■ **Instructions to follow**:
Write out the entire listing below exactly as it appears, minus any pictures.

■ **Dataset section**:
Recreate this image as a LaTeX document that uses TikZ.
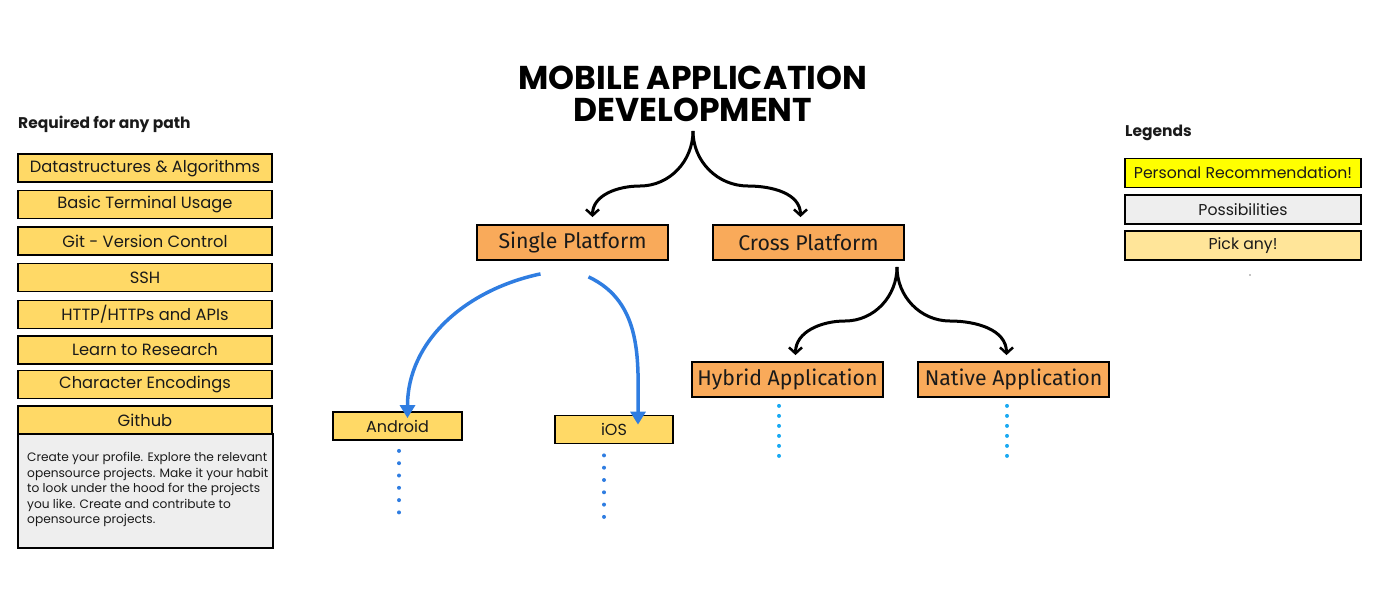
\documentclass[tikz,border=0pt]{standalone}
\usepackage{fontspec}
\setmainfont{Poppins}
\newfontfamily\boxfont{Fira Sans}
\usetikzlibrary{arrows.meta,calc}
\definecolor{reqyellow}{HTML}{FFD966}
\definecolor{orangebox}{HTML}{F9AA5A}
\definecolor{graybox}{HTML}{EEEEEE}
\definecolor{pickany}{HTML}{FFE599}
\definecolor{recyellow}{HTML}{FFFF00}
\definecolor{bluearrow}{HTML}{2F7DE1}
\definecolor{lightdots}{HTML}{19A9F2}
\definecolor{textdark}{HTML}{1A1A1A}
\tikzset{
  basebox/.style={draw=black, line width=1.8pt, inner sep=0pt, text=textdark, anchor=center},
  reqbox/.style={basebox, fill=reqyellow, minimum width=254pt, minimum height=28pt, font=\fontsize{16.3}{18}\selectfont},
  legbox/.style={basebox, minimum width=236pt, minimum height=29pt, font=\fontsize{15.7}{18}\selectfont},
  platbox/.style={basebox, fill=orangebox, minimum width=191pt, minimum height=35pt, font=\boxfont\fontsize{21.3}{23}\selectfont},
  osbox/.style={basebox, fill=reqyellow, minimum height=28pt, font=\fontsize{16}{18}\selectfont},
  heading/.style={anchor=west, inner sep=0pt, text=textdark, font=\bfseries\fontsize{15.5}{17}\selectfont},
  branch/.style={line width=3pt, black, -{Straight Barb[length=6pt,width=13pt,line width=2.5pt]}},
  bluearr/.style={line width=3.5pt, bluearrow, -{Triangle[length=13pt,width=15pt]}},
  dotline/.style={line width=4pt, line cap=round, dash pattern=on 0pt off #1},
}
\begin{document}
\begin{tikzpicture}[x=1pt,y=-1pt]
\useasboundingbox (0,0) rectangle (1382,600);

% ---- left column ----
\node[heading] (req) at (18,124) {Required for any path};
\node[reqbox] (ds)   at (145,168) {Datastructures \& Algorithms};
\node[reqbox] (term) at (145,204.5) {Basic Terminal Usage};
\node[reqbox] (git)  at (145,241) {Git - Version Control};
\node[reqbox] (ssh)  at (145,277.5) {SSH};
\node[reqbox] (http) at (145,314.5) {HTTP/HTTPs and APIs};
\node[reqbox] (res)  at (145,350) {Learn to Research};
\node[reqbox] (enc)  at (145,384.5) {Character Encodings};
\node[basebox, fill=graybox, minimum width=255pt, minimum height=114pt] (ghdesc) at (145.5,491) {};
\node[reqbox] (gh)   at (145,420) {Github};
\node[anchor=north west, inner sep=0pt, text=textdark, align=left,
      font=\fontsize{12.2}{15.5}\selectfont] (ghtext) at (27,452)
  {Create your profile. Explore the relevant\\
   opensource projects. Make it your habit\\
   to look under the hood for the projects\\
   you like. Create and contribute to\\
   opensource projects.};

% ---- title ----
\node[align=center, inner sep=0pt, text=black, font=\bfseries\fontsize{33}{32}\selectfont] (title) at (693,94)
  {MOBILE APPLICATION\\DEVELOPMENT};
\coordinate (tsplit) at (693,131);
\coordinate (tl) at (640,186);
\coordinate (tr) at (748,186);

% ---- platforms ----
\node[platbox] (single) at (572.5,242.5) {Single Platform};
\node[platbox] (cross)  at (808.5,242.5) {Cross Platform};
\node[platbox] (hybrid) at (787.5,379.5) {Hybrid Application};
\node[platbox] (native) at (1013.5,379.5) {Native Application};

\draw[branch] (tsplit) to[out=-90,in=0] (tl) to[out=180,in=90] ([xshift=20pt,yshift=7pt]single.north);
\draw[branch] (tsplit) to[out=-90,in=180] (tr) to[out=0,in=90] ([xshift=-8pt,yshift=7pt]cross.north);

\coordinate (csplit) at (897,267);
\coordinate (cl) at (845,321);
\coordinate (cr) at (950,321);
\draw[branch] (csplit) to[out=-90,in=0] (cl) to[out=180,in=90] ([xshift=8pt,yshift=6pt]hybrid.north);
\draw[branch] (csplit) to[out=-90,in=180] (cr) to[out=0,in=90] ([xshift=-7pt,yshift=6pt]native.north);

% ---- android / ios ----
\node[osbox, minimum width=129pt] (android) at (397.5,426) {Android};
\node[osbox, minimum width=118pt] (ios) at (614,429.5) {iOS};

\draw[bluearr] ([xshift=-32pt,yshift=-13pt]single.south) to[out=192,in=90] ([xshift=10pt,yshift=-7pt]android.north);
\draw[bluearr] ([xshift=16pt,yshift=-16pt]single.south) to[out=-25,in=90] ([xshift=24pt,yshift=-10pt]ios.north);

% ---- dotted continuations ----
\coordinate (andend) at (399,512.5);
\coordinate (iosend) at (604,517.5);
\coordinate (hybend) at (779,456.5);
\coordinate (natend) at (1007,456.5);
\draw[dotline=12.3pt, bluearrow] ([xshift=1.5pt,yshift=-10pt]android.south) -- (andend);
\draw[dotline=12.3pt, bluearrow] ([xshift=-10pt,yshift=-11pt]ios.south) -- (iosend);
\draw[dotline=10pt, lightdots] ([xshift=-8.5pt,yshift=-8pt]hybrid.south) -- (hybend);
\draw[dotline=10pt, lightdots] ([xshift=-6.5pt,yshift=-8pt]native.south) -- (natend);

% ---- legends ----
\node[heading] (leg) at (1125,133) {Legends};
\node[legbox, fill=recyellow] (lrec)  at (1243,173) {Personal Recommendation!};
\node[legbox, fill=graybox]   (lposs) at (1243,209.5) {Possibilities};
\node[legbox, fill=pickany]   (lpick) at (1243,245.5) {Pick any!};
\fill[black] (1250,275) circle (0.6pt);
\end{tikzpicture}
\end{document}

■ **Answer for this exercise**:
Recreate this image as a LaTeX document that uses TikZ.
\documentclass[tikz,border=0pt]{standalone}
\usepackage{fontspec}
\setmainfont{Poppins}
\newfontfamily\boxfont{Fira Sans}
\usetikzlibrary{arrows.meta,calc}
\definecolor{reqyellow}{HTML}{FFD966}
\definecolor{orangebox}{HTML}{F9AA5A}
\definecolor{graybox}{HTML}{EEEEEE}
\definecolor{pickany}{HTML}{FFE599}
\definecolor{recyellow}{HTML}{FFFF00}
\definecolor{bluearrow}{HTML}{2F7DE1}
\definecolor{lightdots}{HTML}{19A9F2}
\definecolor{textdark}{HTML}{1A1A1A}
\tikzset{
  basebox/.style={draw=black, line width=1.8pt, inner sep=0pt, text=textdark, anchor=center},
  reqbox/.style={basebox, fill=reqyellow, minimum width=254pt, minimum height=28pt, font=\fontsize{16.3}{18}\selectfont},
  legbox/.style={basebox, minimum width=236pt, minimum height=29pt, font=\fontsize{15.7}{18}\selectfont},
  platbox/.style={basebox, fill=orangebox, minimum width=191pt, minimum height=35pt, font=\boxfont\fontsize{21.3}{23}\selectfont},
  osbox/.style={basebox, fill=reqyellow, minimum height=28pt, font=\fontsize{16}{18}\selectfont},
  heading/.style={anchor=west, inner sep=0pt, text=textdark, font=\bfseries\fontsize{15.5}{17}\selectfont},
  branch/.style={line width=3pt, black, -{Straight Barb[length=6pt,width=13pt,line width=2.5pt]}},
  bluearr/.style={line width=3.5pt, bluearrow, -{Triangle[length=13pt,width=15pt]}},
  dotline/.style={line width=4pt, line cap=round, dash pattern=on 0pt off #1},
}
\begin{document}
\begin{tikzpicture}[x=1pt,y=-1pt]
\useasboundingbox (0,0) rectangle (1382,600);

% ---- left column ----
\node[heading] (req) at (18,124) {Required for any path};
\node[reqbox] (ds)   at (145,168) {Datastructures \& Algorithms};
\node[reqbox] (term) at (145,204.5) {Basic Terminal Usage};
\node[reqbox] (git)  at (145,241) {Git - Version Control};
\node[reqbox] (ssh)  at (145,277.5) {SSH};
\node[reqbox] (http) at (145,314.5) {HTTP/HTTPs and APIs};
\node[reqbox] (res)  at (145,350) {Learn to Research};
\node[reqbox] (enc)  at (145,384.5) {Character Encodings};
\node[basebox, fill=graybox, minimum width=255pt, minimum height=114pt] (ghdesc) at (145.5,491) {};
\node[reqbox] (gh)   at (145,420) {Github};
\node[anchor=north west, inner sep=0pt, text=textdark, align=left,
      font=\fontsize{12.2}{15.5}\selectfont] (ghtext) at (27,452)
  {Create your profile. Explore the relevant\\
   opensource projects. Make it your habit\\
   to look under the hood for the projects\\
   you like. Create and contribute to\\
   opensource projects.};

% ---- title ----
\node[align=center, inner sep=0pt, text=black, font=\bfseries\fontsize{33}{32}\selectfont] (title) at (693,94)
  {MOBILE APPLICATION\\DEVELOPMENT};
\coordinate (tsplit) at (693,131);
\coordinate (tl) at (640,186);
\coordinate (tr) at (748,186);

% ---- platforms ----
\node[platbox] (single) at (572.5,242.5) {Single Platform};
\node[platbox] (cross)  at (808.5,242.5) {Cross Platform};
\node[platbox] (hybrid) at (787.5,379.5) {Hybrid Application};
\node[platbox] (native) at (1013.5,379.5) {Native Application};

\draw[branch] (tsplit) to[out=-90,in=0] (tl) to[out=180,in=90] ([xshift=20pt,yshift=7pt]single.north);
\draw[branch] (tsplit) to[out=-90,in=180] (tr) to[out=0,in=90] ([xshift=-8pt,yshift=7pt]cross.north);

\coordinate (csplit) at (897,267);
\coordinate (cl) at (845,321);
\coordinate (cr) at (950,321);
\draw[branch] (csplit) to[out=-90,in=0] (cl) to[out=180,in=90] ([xshift=8pt,yshift=6pt]hybrid.north);
\draw[branch] (csplit) to[out=-90,in=180] (cr) to[out=0,in=90] ([xshift=-7pt,yshift=6pt]native.north);

% ---- android / ios ----
\node[osbox, minimum width=129pt] (android) at (397.5,426) {Android};
\node[osbox, minimum width=118pt] (ios) at (614,429.5) {iOS};

\draw[bluearr] ([xshift=-32pt,yshift=-13pt]single.south) to[out=192,in=90] ([xshift=10pt,yshift=-7pt]android.north);
\draw[bluearr] ([xshift=16pt,yshift=-16pt]single.south) to[out=-25,in=90] ([xshift=24pt,yshift=-10pt]ios.north);

% ---- dotted continuations ----
\coordinate (andend) at (399,512.5);
\coordinate (iosend) at (604,517.5);
\coordinate (hybend) at (779,456.5);
\coordinate (natend) at (1007,456.5);
\draw[dotline=12.3pt, bluearrow] ([xshift=1.5pt,yshift=-10pt]android.south) -- (andend);
\draw[dotline=12.3pt, bluearrow] ([xshift=-10pt,yshift=-11pt]ios.south) -- (iosend);
\draw[dotline=10pt, lightdots] ([xshift=-8.5pt,yshift=-8pt]hybrid.south) -- (hybend);
\draw[dotline=10pt, lightdots] ([xshift=-6.5pt,yshift=-8pt]native.south) -- (natend);

% ---- legends ----
\node[heading] (leg) at (1125,133) {Legends};
\node[legbox, fill=recyellow] (lrec)  at (1243,173) {Personal Recommendation!};
\node[legbox, fill=graybox]   (lposs) at (1243,209.5) {Possibilities};
\node[legbox, fill=pickany]   (lpick) at (1243,245.5) {Pick any!};
\fill[black] (1250,275) circle (0.6pt);
\end{tikzpicture}
\end{document}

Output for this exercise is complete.